Thankfully, Rodriguez was wearing a bullet-resistant vest and went home with a large bruise rather than a serious — if not fatal — wound.
It’s obvious these vests save lives. Yet in Tampa, wearing the armor is not mandatory for many of the officers. Police Chief Eric Ward told the Tampa Tribune “everyone is issued body armor” when hired. Then, they have to wear them for a year on probationary status.
Once that year is over, it is up to the individual if he wants to continue donning the equipment. The main complaint from officers in Florida is the heat makes wearing the vests extremely uncomfortable.
Obviously, with many days well over 90 degrees, added layers make any outdoor job a hassle. And while there are more accommodating upgrades to the armor, it would run the department about $600 for each set.
However, officers shouldn’t be so quick to throw the heavy vests into their trunk. As Ward so aptly said, “They are not built for comfort. They’re made to save lives.”
Since 1987, there have been more than 3,100 cases of officers being shot, but surviving because of their bullet-resistant vests, according to the national DuPont Kevlar Survivors Club. That number would grow as more and more departments make the equipment mandatory for its officers on duty.
Ward announced TPD has negotiated with armor companies for the past several months in hopes to upgrade the vests. Until those changes are made, it is crucial for officers to temporarily suffer through the heat and wear the equipment.
It seems like every time you turn on the news, you see a story of an officer walking into a dangerous situation and getting hurt. The vests won’t guarantee success, but they will undoubtedly help.

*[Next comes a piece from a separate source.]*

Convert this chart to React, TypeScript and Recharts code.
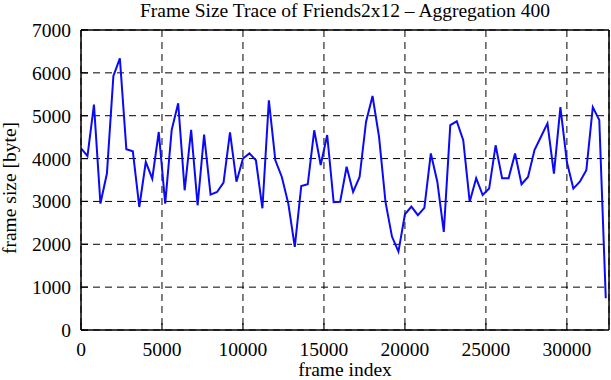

The last few years have seen an outcry for police responsibility and led to the increase in body cameras worn by officers across the nation. Those cameras ensure the public is safe from officers who may otherwise use their position to cause unprompted harm to others.
Body cameras are important in keeping the public safe from corrupt police, but vests are imperative in protecting those who serve.
Officers keep our city safe and constantly risk their lives for the public. They deserve to be safe on the job, and it’s ridiculous that a solution is literally sitting in the trunks of their vehicles being ignored by many on duty.
Yes, Florida weather is extremely hot, but it is not impossible to work safely while wearing the vests. In Clearwater, all police officers are required to wear the vests on duty.
The Clearwater Police recognize the multiple benefits the armor holds.
Not only is it proven to stop bullets, “there is evidence that shows body armor can protect officers when they are involved in a vehicle crash,” according to Steve Groeninger, senior director of communications and marketing for the National Law Enforcement Officers Memorial.
It is senseless to go without protection just to prevent discomfort. TPD needs to make wearing the vests mandatory, and officers need to learn how to function while breaking a sweat. In the event of an unplanned shootout, it is best to be safe than sorry.
Breanne Williams is a junior majoring in mass communications.